Task requirements: Copy nothing but the text: reproduce each line of the listing exactly and leave the pictures out.

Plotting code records
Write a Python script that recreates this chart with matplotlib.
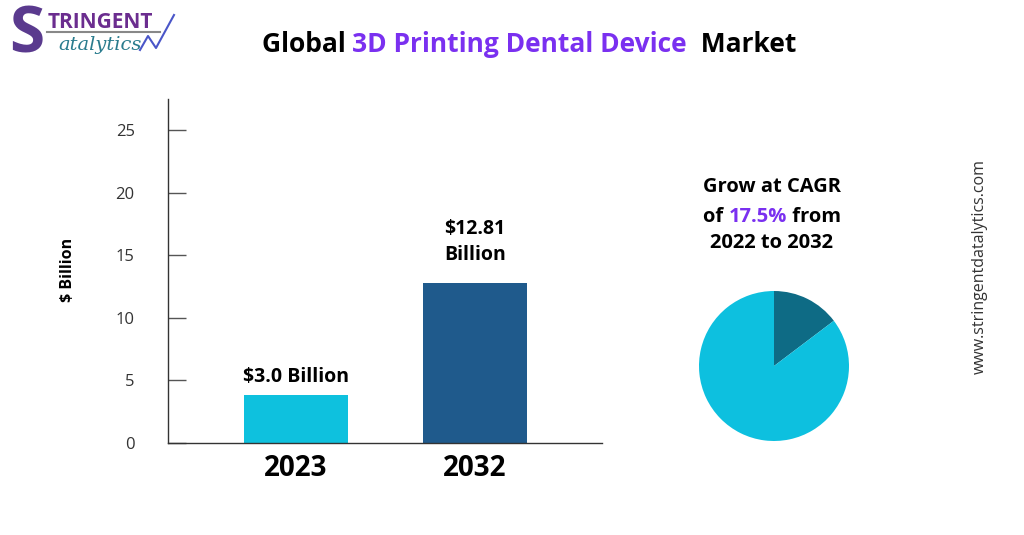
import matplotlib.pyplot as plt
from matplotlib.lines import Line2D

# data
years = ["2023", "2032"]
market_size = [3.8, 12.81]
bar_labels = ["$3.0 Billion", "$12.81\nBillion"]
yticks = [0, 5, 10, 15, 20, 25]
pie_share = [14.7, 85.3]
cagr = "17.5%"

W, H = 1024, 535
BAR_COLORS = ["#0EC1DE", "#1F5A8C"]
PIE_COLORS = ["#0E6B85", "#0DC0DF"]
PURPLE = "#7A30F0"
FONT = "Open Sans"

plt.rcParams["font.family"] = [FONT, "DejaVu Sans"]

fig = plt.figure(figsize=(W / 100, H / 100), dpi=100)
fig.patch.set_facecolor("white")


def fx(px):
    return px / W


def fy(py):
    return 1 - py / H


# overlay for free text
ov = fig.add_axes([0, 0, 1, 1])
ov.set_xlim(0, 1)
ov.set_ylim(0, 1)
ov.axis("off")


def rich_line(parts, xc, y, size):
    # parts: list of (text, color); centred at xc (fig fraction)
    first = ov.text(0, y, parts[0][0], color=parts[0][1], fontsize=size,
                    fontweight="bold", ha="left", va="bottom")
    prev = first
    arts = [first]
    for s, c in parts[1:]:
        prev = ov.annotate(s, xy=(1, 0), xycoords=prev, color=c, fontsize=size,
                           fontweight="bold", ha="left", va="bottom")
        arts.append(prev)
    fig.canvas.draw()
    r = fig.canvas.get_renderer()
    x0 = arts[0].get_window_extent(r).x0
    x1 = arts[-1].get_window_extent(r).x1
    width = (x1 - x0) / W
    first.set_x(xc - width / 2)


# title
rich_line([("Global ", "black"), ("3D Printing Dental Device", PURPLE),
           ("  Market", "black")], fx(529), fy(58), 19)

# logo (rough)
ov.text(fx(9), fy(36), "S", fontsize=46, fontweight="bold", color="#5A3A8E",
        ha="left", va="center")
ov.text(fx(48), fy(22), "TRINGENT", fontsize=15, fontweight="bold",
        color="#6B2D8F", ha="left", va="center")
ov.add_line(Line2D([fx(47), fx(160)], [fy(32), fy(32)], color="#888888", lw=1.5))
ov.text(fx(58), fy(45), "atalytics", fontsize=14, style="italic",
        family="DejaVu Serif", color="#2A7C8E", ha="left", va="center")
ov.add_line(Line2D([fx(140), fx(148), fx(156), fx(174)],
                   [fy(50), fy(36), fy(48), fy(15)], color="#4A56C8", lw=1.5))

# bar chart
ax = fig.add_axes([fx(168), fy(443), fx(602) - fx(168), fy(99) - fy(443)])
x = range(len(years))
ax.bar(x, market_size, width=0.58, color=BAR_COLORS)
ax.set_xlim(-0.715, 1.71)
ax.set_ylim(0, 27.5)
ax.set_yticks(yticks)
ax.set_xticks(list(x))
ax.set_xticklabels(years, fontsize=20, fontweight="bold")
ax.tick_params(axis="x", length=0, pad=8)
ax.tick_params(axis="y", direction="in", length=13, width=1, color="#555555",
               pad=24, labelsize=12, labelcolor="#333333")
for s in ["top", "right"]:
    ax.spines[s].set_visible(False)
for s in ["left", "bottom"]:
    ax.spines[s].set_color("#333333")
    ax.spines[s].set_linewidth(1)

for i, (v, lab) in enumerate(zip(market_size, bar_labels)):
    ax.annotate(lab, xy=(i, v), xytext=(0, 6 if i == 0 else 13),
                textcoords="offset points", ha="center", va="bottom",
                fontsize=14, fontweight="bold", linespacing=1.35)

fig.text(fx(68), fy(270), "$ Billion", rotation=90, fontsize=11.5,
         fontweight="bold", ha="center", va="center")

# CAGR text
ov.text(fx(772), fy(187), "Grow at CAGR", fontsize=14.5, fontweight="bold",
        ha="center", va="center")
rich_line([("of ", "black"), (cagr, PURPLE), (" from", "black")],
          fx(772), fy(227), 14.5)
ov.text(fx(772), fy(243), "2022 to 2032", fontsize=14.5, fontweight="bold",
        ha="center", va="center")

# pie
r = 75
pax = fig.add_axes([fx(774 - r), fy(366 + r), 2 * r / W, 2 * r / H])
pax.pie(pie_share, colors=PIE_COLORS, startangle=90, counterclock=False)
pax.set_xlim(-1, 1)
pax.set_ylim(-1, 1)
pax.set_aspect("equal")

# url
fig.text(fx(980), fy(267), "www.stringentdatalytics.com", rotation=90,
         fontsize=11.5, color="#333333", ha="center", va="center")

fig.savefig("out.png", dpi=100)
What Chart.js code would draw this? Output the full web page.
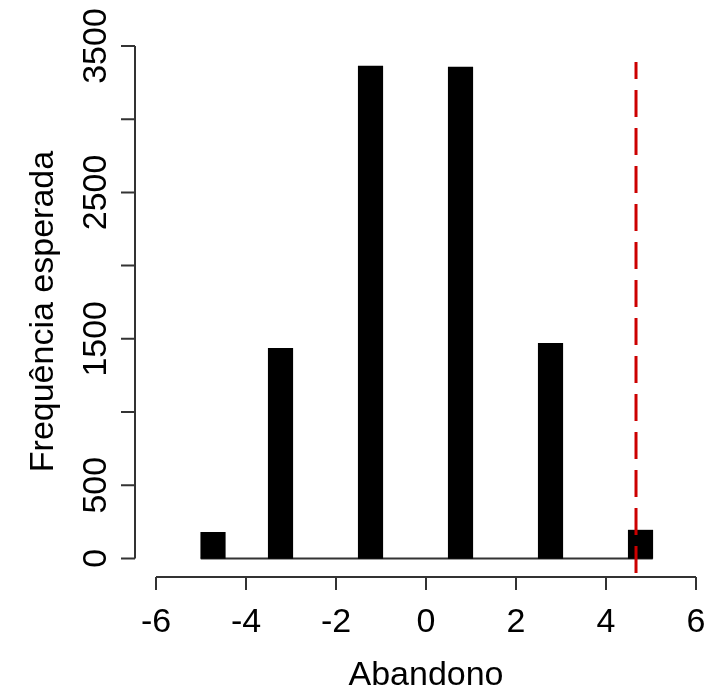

Correct result:
Write a Python script that recreates this chart with matplotlib.
import matplotlib.pyplot as plt
from matplotlib.lines import Line2D

# data
years = ["2023", "2032"]
market_size = [3.8, 12.81]
bar_labels = ["$3.0 Billion", "$12.81\nBillion"]
yticks = [0, 5, 10, 15, 20, 25]
pie_share = [14.7, 85.3]
cagr = "17.5%"

W, H = 1024, 535
BAR_COLORS = ["#0EC1DE", "#1F5A8C"]
PIE_COLORS = ["#0E6B85", "#0DC0DF"]
PURPLE = "#7A30F0"
FONT = "Open Sans"

plt.rcParams["font.family"] = [FONT, "DejaVu Sans"]

fig = plt.figure(figsize=(W / 100, H / 100), dpi=100)
fig.patch.set_facecolor("white")


def fx(px):
    return px / W


def fy(py):
    return 1 - py / H


# overlay for free text
ov = fig.add_axes([0, 0, 1, 1])
ov.set_xlim(0, 1)
ov.set_ylim(0, 1)
ov.axis("off")


def rich_line(parts, xc, y, size):
    # parts: list of (text, color); centred at xc (fig fraction)
    first = ov.text(0, y, parts[0][0], color=parts[0][1], fontsize=size,
                    fontweight="bold", ha="left", va="bottom")
    prev = first
    arts = [first]
    for s, c in parts[1:]:
        prev = ov.annotate(s, xy=(1, 0), xycoords=prev, color=c, fontsize=size,
                           fontweight="bold", ha="left", va="bottom")
        arts.append(prev)
    fig.canvas.draw()
    r = fig.canvas.get_renderer()
    x0 = arts[0].get_window_extent(r).x0
    x1 = arts[-1].get_window_extent(r).x1
    width = (x1 - x0) / W
    first.set_x(xc - width / 2)


# title
rich_line([("Global ", "black"), ("3D Printing Dental Device", PURPLE),
           ("  Market", "black")], fx(529), fy(58), 19)

# logo (rough)
ov.text(fx(9), fy(36), "S", fontsize=46, fontweight="bold", color="#5A3A8E",
        ha="left", va="center")
ov.text(fx(48), fy(22), "TRINGENT", fontsize=15, fontweight="bold",
        color="#6B2D8F", ha="left", va="center")
ov.add_line(Line2D([fx(47), fx(160)], [fy(32), fy(32)], color="#888888", lw=1.5))
ov.text(fx(58), fy(45), "atalytics", fontsize=14, style="italic",
        family="DejaVu Serif", color="#2A7C8E", ha="left", va="center")
ov.add_line(Line2D([fx(140), fx(148), fx(156), fx(174)],
                   [fy(50), fy(36), fy(48), fy(15)], color="#4A56C8", lw=1.5))

# bar chart
ax = fig.add_axes([fx(168), fy(443), fx(602) - fx(168), fy(99) - fy(443)])
x = range(len(years))
ax.bar(x, market_size, width=0.58, color=BAR_COLORS)
ax.set_xlim(-0.715, 1.71)
ax.set_ylim(0, 27.5)
ax.set_yticks(yticks)
ax.set_xticks(list(x))
ax.set_xticklabels(years, fontsize=20, fontweight="bold")
ax.tick_params(axis="x", length=0, pad=8)
ax.tick_params(axis="y", direction="in", length=13, width=1, color="#555555",
               pad=24, labelsize=12, labelcolor="#333333")
for s in ["top", "right"]:
    ax.spines[s].set_visible(False)
for s in ["left", "bottom"]:
    ax.spines[s].set_color("#333333")
    ax.spines[s].set_linewidth(1)

for i, (v, lab) in enumerate(zip(market_size, bar_labels)):
    ax.annotate(lab, xy=(i, v), xytext=(0, 6 if i == 0 else 13),
                textcoords="offset points", ha="center", va="bottom",
                fontsize=14, fontweight="bold", linespacing=1.35)

fig.text(fx(68), fy(270), "$ Billion", rotation=90, fontsize=11.5,
         fontweight="bold", ha="center", va="center")

# CAGR text
ov.text(fx(772), fy(187), "Grow at CAGR", fontsize=14.5, fontweight="bold",
        ha="center", va="center")
rich_line([("of ", "black"), (cagr, PURPLE), (" from", "black")],
          fx(772), fy(227), 14.5)
ov.text(fx(772), fy(243), "2022 to 2032", fontsize=14.5, fontweight="bold",
        ha="center", va="center")

# pie
r = 75
pax = fig.add_axes([fx(774 - r), fy(366 + r), 2 * r / W, 2 * r / H])
pax.pie(pie_share, colors=PIE_COLORS, startangle=90, counterclock=False)
pax.set_xlim(-1, 1)
pax.set_ylim(-1, 1)
pax.set_aspect("equal")

# url
fig.text(fx(980), fy(267), "www.stringentdatalytics.com", rotation=90,
         fontsize=11.5, color="#333333", ha="center", va="center")

fig.savefig("out.png", dpi=100)
What Chart.js code would draw this? Output the full web page.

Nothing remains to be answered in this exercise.